Kaepernick, who's been an unrestricted free agent since opting out of his contract with the Niners in March 2017, filed the collusion grievance in October.

The 30-year-old Wisconsin native drew media attention for starting the movement to kneel during the United States national anthem before NFL games.

"I am not going to stand up to show pride in a flag for a country that oppresses black people and people of color," he told NFL Media in August 2016. "To me, this is bigger than football and it would be selfish on my part to look the other way. There are bodies in the street and people getting paid leave and getting away with murder."

In the collusion filing, Kaepernick's legal team argued those actions, and not his on-field performance, were the reason he wasn't being signed.

"[The NFL and its owners] have colluded to deprive Mr. Kaepernick of employment rights in retaliation for Mr. Kaepernick's leadership and advocacy for equality and social justice and his bringing awareness to peculiar institutions still undermining racial equality in the United States," the filing read.

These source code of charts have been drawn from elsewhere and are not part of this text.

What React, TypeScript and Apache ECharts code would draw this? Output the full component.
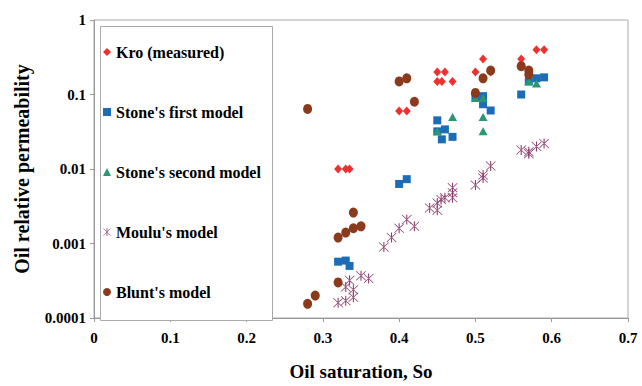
import React, { useEffect, useRef } from "react";
import * as echarts from "echarts";

const xTickLabels = ["0", "0.1", "0.2", "0.3", "0.4", "0.5", "0.6", "0.7"];
const yTickLabels = ["0.0001", "0.001", "0.01", "0.1", "1"];

const seriesNames = [
  "Kro (measured)",
  "Stone's first model",
  "Stone's second model",
  "Moulu's model",
  "Blunt's model",
];

const kroMeasured: [number, number][] = [
  [0.32, 0.01], [0.33, 0.01], [0.335, 0.01],
  [0.40, 0.06], [0.41, 0.06],
  [0.45, 0.2], [0.46, 0.2], [0.45, 0.15], [0.456, 0.15], [0.47, 0.15],
  [0.51, 0.3], [0.50, 0.2], [0.52, 0.2],
  [0.56, 0.3], [0.58, 0.4], [0.59, 0.4],
];

const stoneFirst: [number, number][] = [
  [0.32, 0.00057], [0.33, 0.00059], [0.335, 0.0005],
  [0.40, 0.0063], [0.41, 0.0073],
  [0.45, 0.045], [0.45, 0.032], [0.46, 0.034], [0.456, 0.025], [0.47, 0.027],
  [0.50, 0.092], [0.51, 0.095], [0.51, 0.074], [0.52, 0.061],
  [0.56, 0.1], [0.57, 0.15], [0.58, 0.165], [0.59, 0.17],
];

const stoneSecond: [number, number][] = [
  [0.45, 0.032], [0.47, 0.05],
  [0.50, 0.09], [0.51, 0.09], [0.51, 0.05], [0.51, 0.032],
  [0.57, 0.15], [0.58, 0.14],
];

const moulu: [number, number][] = [
  [0.32, 0.00016], [0.33, 0.00017], [0.335, 0.00032], [0.33, 0.00026],
  [0.34, 0.00024], [0.34, 0.00019], [0.35, 0.00037], [0.36, 0.00034],
  [0.38, 0.0009], [0.39, 0.0012], [0.40, 0.0016], [0.41, 0.0021], [0.42, 0.0017],
  [0.44, 0.003], [0.45, 0.0028], [0.45, 0.0035], [0.455, 0.0039], [0.46, 0.0041],
  [0.47, 0.0056], [0.47, 0.0041], [0.47, 0.0048],
  [0.50, 0.0061], [0.51, 0.0083], [0.51, 0.0076], [0.52, 0.011],
  [0.56, 0.018], [0.57, 0.016], [0.57, 0.017], [0.58, 0.02], [0.59, 0.022],
];

const blunt: [number, number][] = [
  [0.28, 0.064], [0.28, 0.000155], [0.29, 0.0002],
  [0.32, 0.0003], [0.32, 0.0012], [0.33, 0.0014], [0.34, 0.0016], [0.35, 0.0017], [0.34, 0.0026],
  [0.40, 0.15], [0.41, 0.165], [0.42, 0.08],
  [0.50, 0.105], [0.51, 0.165], [0.52, 0.21],
  [0.56, 0.24], [0.57, 0.21], [0.57, 0.185],
];

const ASTERISK =
  "path://M9,0L11,0L11,20L9,20Z" +
  "M1.5,0.5L0.5,1.5L18.5,19.5L19.5,18.5Z" +
  "M18.5,0.5L19.5,1.5L1.5,19.5L0.5,18.5Z";

const FONT = "'Liberation Serif', 'Times New Roman', serif";

export default function App() {
  const ref = useRef<HTMLDivElement>(null);
  useEffect(() => {
    if (!ref.current) return;
    const chart = echarts.init(ref.current, undefined, { renderer: "svg" });
    const colors = ["#ee3030", "#1c6db8", "#2b9672", "#8a3a6b", "#8b3a1c"];
    const symbols = ["diamond", "rect", "triangle", ASTERISK, "circle"];
    const sizes: any[] = [[8, 9], 8, [9, 8], 10, [9, 10]];
    const datasets = [kroMeasured, stoneFirst, stoneSecond, moulu, blunt];
    chart.setOption({
      animation: false,
      backgroundColor: "#ffffff",
      grid: {
        left: 94,
        right: 14,
        top: 20,
        bottom: 68,
        show: true,
        borderColor: "#aaaaaa",
        borderWidth: 1,
      },
      graphic: [
        {
          type: "rect",
          z: 5,
          shape: { x: 100.5, y: 26.5, width: 172, height: 294 },
          style: { fill: "#ffffff", stroke: "#aaaaaa", lineWidth: 1 },
        },
      ],
      legend: {
        orient: "vertical",
        left: 103,
        top: 44,
        z: 10,
        itemGap: 44,
        itemWidth: 8,
        itemHeight: 8,
        padding: 0,
        data: seriesNames.map((n, i) => ({ name: n, icon: symbols[i] })),
        textStyle: {
          fontFamily: FONT,
          fontWeight: "bold",
          fontSize: 16,
          color: "#000",
        },
      },
      xAxis: {
        type: "value",
        min: 0,
        max: 0.7,
        interval: 0.1,
        splitLine: { show: false },
        axisLine: { lineStyle: { color: "#999999" } },
        axisTick: { show: true, length: 4, lineStyle: { color: "#999999" } },
        axisLabel: {
          fontFamily: FONT,
          fontWeight: "bold",
          fontSize: 15,
          color: "#000",
          margin: 12,
          formatter: (v: number) => xTickLabels[Math.round(v * 10)] ?? "",
        },
        name: "Oil saturation, So",
        nameLocation: "middle",
        nameGap: 44,
        nameTextStyle: {
          fontFamily: FONT,
          fontWeight: "bold",
          fontSize: 19,
          color: "#000",
        },
      },
      yAxis: {
        type: "log",
        logBase: 10,
        min: 0.0001,
        max: 1,
        splitLine: { show: false },
        axisLine: { show: true, lineStyle: { color: "#999999" } },
        axisTick: { show: true, length: 4, lineStyle: { color: "#999999" } },
        axisLabel: {
          fontFamily: FONT,
          fontWeight: "bold",
          fontSize: 15,
          color: "#000",
          margin: 8,
          formatter: (v: number) =>
            yTickLabels[Math.round(Math.log10(v)) + 4] ?? "",
        },
        name: "Oil relative permeability",
        nameLocation: "middle",
        nameGap: 62,
        nameTextStyle: {
          fontFamily: FONT,
          fontWeight: "bold",
          fontSize: 20,
          color: "#000",
        },
      },
      series: datasets.map((d, i) => ({
        name: seriesNames[i],
        type: "scatter",
        data: d,
        symbol: symbols[i],
        symbolSize: sizes[i],
        z: 20 + i,
        itemStyle: { color: colors[i], opacity: 1 },
        emphasis: { disabled: true },
      })),
    });
    return () => chart.dispose();
  }, []);
  return (
    <div
      ref={ref}
      style={{ position: "fixed", left: 0, top: 0, width: 642, height: 386 }}
    />
  );
}
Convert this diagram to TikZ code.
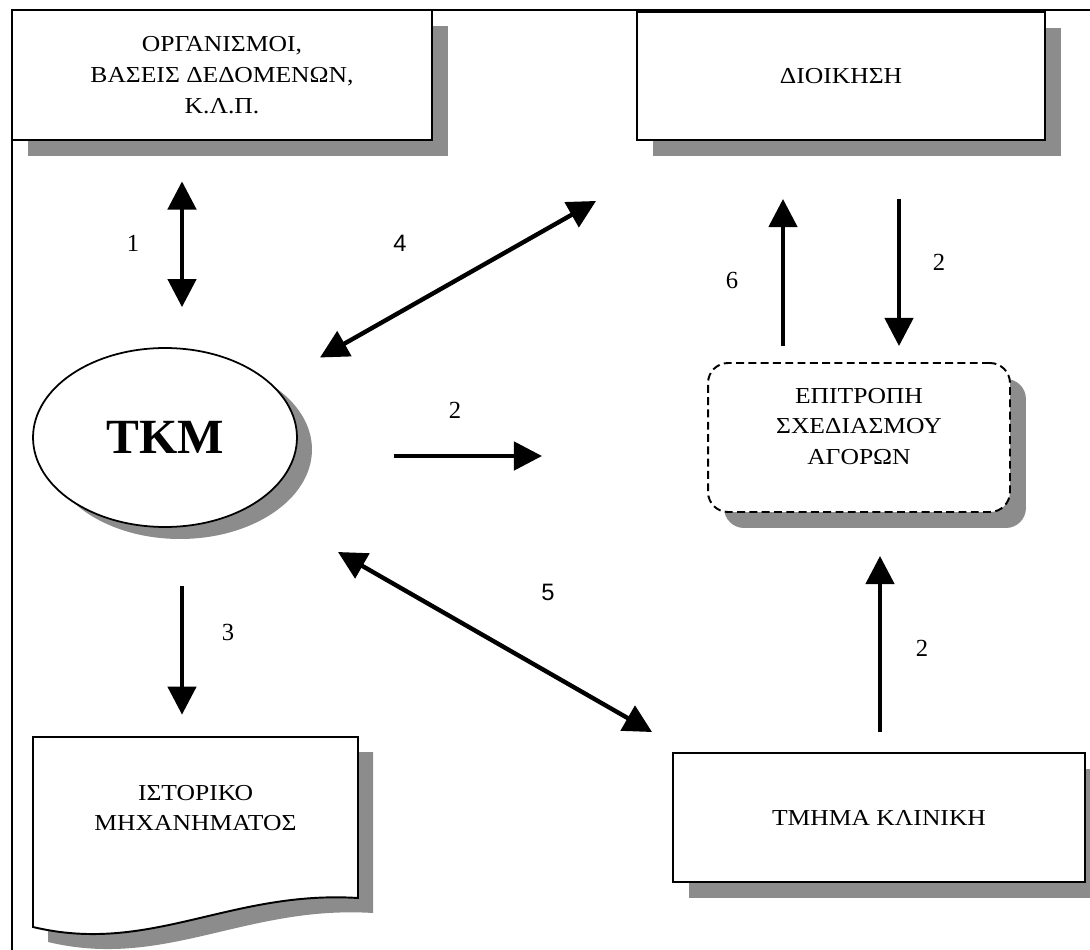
\documentclass[tikz,border=0pt]{standalone}
\usepackage{fontspec}
\setmainfont{Liberation Serif}
\newfontfamily\grfont[FakeStretch=1.12]{Liberation Serif}
\newfontfamily\numsans{Liberation Sans}
\usetikzlibrary{arrows.meta,shapes.geometric,shadows,calc}

\tikzset{
  boxline/.style={draw=black, line width=1.1pt, fill=white},
  boxshadow/.style={drop shadow={shadow xshift=0.32cm, shadow yshift=-0.32cm, fill=black!45, opacity=1}},
  boxtext/.style={font=\grfont\fontsize{13}{17.5}\selectfont, align=center},
  bigarrow/.style={color=black, line width=2.5pt},
  numlabel/.style={font=\fontsize{14}{16}\selectfont},
  sanslabel/.style={font=\numsans\fontsize{13.5}{16}\selectfont},
}

\begin{document}
\begin{tikzpicture}[x=0.02cm, y=-0.02cm, >={Triangle[length=16pt,width=16pt]}]
\useasboundingbox (0,0) rectangle (1090,950);
\clip (0,0) rectangle (1090,950);
% frame
\draw[color=black, line width=0.9pt] (12,960) -- (12,10) -- (1100,10);

% boxes
\node (org) at (222,75) [boxline, boxshadow, boxtext, line width=1.6pt, minimum width=8.4cm, minimum height=2.6cm] {ΟΡΓΑΝΙΣΜΟΙ,\\ΒΑΣΕΙΣ ΔΕΔΟΜΕΝΩΝ,\\Κ.Λ.Π.};
\node (dioikisi) at (841,76) [boxline, boxshadow, boxtext, minimum width=8.16cm, minimum height=2.56cm] {ΔΙΟΙΚΗΣΗ};
\node (tkm) at (165,437.5) [ellipse, draw=black, line width=1pt, fill=white,
  drop shadow={shadow xshift=0.3cm, shadow yshift=-0.24cm, fill=black!45, opacity=1},
  minimum width=5.28cm, minimum height=3.58cm, font=\bfseries\fontsize{28}{30}\selectfont] {ΤΚΜ};
\node (epitropi) at (859,437.5) [boxline, boxshadow, boxtext, rounded corners=0.4cm, dash pattern=on 4.5pt off 2.5pt,
  minimum width=6.04cm, minimum height=2.98cm, text depth=0.45cm] {ΕΠΙΤΡΟΠΗ\\ΣΧΕΔΙΑΣΜΟΥ\\ΑΓΟΡΩΝ};
\node (klin) at (879,817.5) [boxline, boxshadow, boxtext, minimum width=8.24cm, minimum height=2.58cm] {ΤΜΗΜΑ ΚΛΙΝΙΚΗ};

% document shape
\begin{scope}[shift={(15,15)}]
\fill[black!45] (33,737) -- (358,737) -- (358,898) .. controls (230,890) and (150,955) .. (33,927) -- cycle;
\end{scope}
\draw[boxline] (33,737) -- (358,737) -- (358,898) .. controls (230,890) and (150,955) .. (33,927) -- cycle;
\node (istoriko) at (195.5,808) [boxtext, minimum width=6.5cm, minimum height=2.84cm] {ΙΣΤΟΡΙΚΟ\\ΜΗΧΑΝΗΜΑΤΟΣ};

% arrows
\draw[bigarrow, <->] ($(org.south)+(-40,40)$) -- ($(tkm.north)+(17,-40)$);
\draw[bigarrow, <->] ($(tkm.center)+(155,-80)$) -- ($(dioikisi.south west)+(-40,60)$);
\draw[bigarrow, ->] ($(epitropi.north)+(-76,-16)$) -- ($(dioikisi.south)+(-58,58)$);
\draw[bigarrow, ->] ($(dioikisi.south)+(58,58)$) -- ($(epitropi.north)+(40,-16)$);
\draw[bigarrow, ->] ($(tkm.east)+(96,18.5)$) -- ($(epitropi.west)+(-165,18.5)$);
\draw[bigarrow, <->] ($(tkm.center)+(173,114.5)$) -- ($(klin.north west)+(-20,-20)$);
\draw[bigarrow, ->] ($(tkm.south)+(17,58)$) -- ($(istoriko.north)+(-13.5,-22)$);
\draw[bigarrow, ->] ($(klin.north)+(1,-20)$) -- ($(epitropi.south)+(21,43)$);

% labels
\node (n1) at (133,243) [numlabel] {1};
\node (n4) at (400,243) [sanslabel] {4};
\node (n6) at (732,280) [numlabel] {6};
\node (n2a) at (939,262) [numlabel] {2};
\node (n2b) at (455,410) [numlabel] {2};
\node (n5) at (548,592) [sanslabel] {5};
\node (n3) at (228,632) [numlabel] {3};
\node (n2c) at (922,648) [numlabel] {2};
\end{tikzpicture}
\end{document}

In December, Goodell said during an appearance on CNBC's Squawk Box he didn't believe Kaepernick was being "blackballed" by the league's owners.

"Each and every club's got to make those decisions," he said. "They make those decisions based on a lot of factors that are best for their football team. And when they do that, that's what's in the best interest."

Adam Schefter of ESPN reported Kaepernick's planned visit with the Seattle Seahawks in April was canceled after the quarterback wouldn't assure the team he'd stand for the anthem if signed.

Meanwhile, NFL owners approved a new anthem policy for the 2018 season that forces players to either stand on the sideline or remain in the locker room for the anthem. Teams that have a player violate the rule will be subject to a fine.